Ms. Tavakoli is absolutely right! For the reasons she has set out, the European Union and the European Central Bank have been terrified to tackle the Greek debt problem head-on from the beginning. No one in Europe knows what the financial fall-out might be – a very sad indictment of policy-making and regulation.

Let me suggest that policy-makers just kill the credit derivative markets altogether by not permitting any regulated financial institution from participating in any such market.

Whenever an investor buys a bond, there is a risk premium, over and above any risk premium on US Government bonds with the same duration to maturity, built into the interest rate for the bond. This premium is intended to compensate for the investor’s expected losses in case the issuer defaults. But we live in a 0-1 world, so there will be defaults in some cases and no defaults or losses in most cases. This is where diversification enters the picture. If an investor holds a diversified portfolio of bonds, on average, the realized losses ex post should equal the expected losses ex ante. Thus, diversification and the risk premiums should provide adequate insurance for investors.

If credit derivatives are priced properly; that is, their prices reflect the risk premiums built into each bond issue, there is no benefit for investors to buy credit default insurance. Only if the price is below the risk premium, a recipe for losses and ultimately disaster for the sellers of the credit derivatives, is there any benefit for investors. But in this case, investors have to be wary of the counter-party risk that the “insurer” will be able to cover the losses when a default occurs.

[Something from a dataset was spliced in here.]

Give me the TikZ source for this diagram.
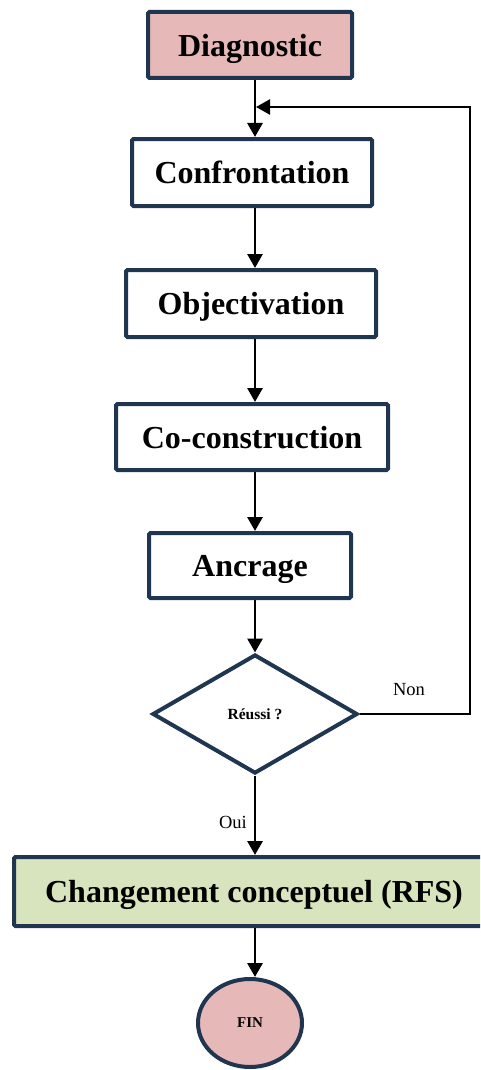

If the sellers of credit derivatives (the insurers) do not set aside ample reserves, they will not be able to honor their “commitments” when defaults do occur. Thus, we do not really have an insurance market. Rather it is a combination of a Ponzi scheme and a casino. These markets should be an easy target for organized crime.

Thus, let’s do away entirely with the charade and shut down these markets. This will make life easier for regulators, and eliminate some uncertainty from financial markets.

The opinions expressed in this blog are personal and do not reflect the views of either Global Brief or the Glendon School of Public and International Affairs.